Outliers are known to have negative effects in a Machine Learning model. Unless they are fundamentally a part of the model and its context, it should be avoided and maybe removed from the data entirely.


Using a quantile threshold

One possible way to deal with outliers is to establish a quantile threshold, also known as Tukey’s fences. One could use Interquartile Range or come up with a limit of his own.

import numpy as np
np.random.seed(42)
 
outliers = np.array([-45, 250, 300, -70])  
array = np.concatenate((np.random.normal(100, 50, 50), outliers))  
  
upper_percentile = np.percentile(array, 90)  
lower_percentile = np.percentile(array, 10)  
  
filtered_array = np.where((array > lower_percentile) &  
                          (array < upper_percentile),
                          array, np.median(array)))
  
def plot_difference(original_array, filtered_array):  
    fig, axs = plt.subplots(ncols=2, figsize=(10,4), sharey="row")  
    plt.tight_layout()
    
    sns.histplot(original_array, ax=axs[0]).set(title="Original Data")  
    axs[0].grid(linestyle="dotted")  
    axs[0].set_ylabel("")  
    
    sns.histplot(filtered_array, ax=axs[1]).set(title="Filtered Data")  
    axs[1].grid(linestyle="dotted")
plot_difference(array, filtered_array);

Notice the difference of scales in the x-axis of both plots.


Using cleanlab Outlier Removal

Another great way is to use cleanlab’s OutOfDistribution. Behind the scenes, simply put, is just a K-Nearest Neighbors algorithm that detects those whose distance is greater than expected. Is most commonly used with Data-Centric AI methods.

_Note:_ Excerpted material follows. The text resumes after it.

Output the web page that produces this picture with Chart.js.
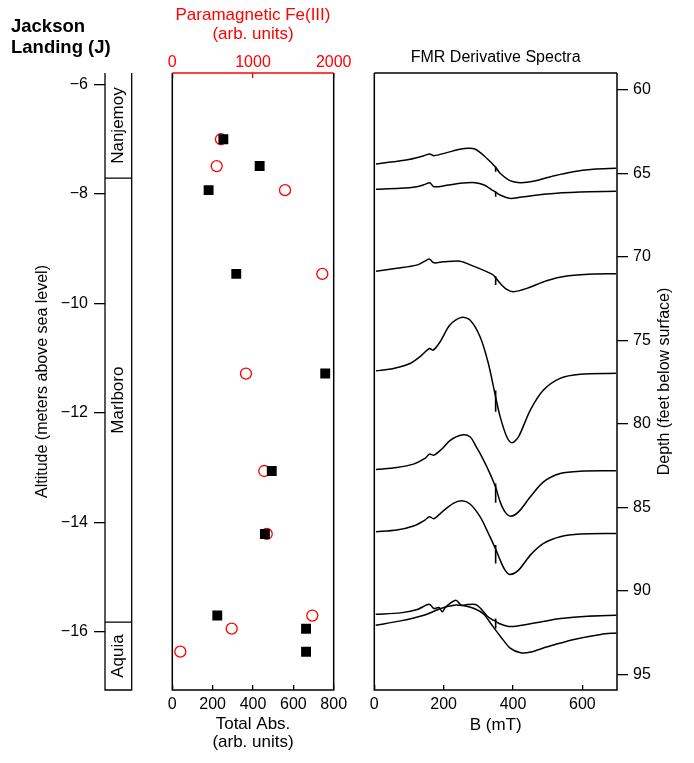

from cleanlab.outlier import OutOfDistribution  
from sklearn.neighbors import NearestNeighbors  
  
array_reshaped = np.reshape(array, (-1, 1))  
knn = NearestNeighbors(n_neighbors=3).fit(array_reshaped)  
ood = OutOfDistribution({"knn": knn})  
  
scores = ood.score(features=array_reshaped) # Returns probability of being outlier  
scores = np.argsort(scores)[:7] # Get the 7 highest scores.  
  
filtered_array = np.delete(array, scores)  
  
plot_difference(array, filtered_array);

Notice the distribution has not changed much, compared to the quantile method, but some data was lost.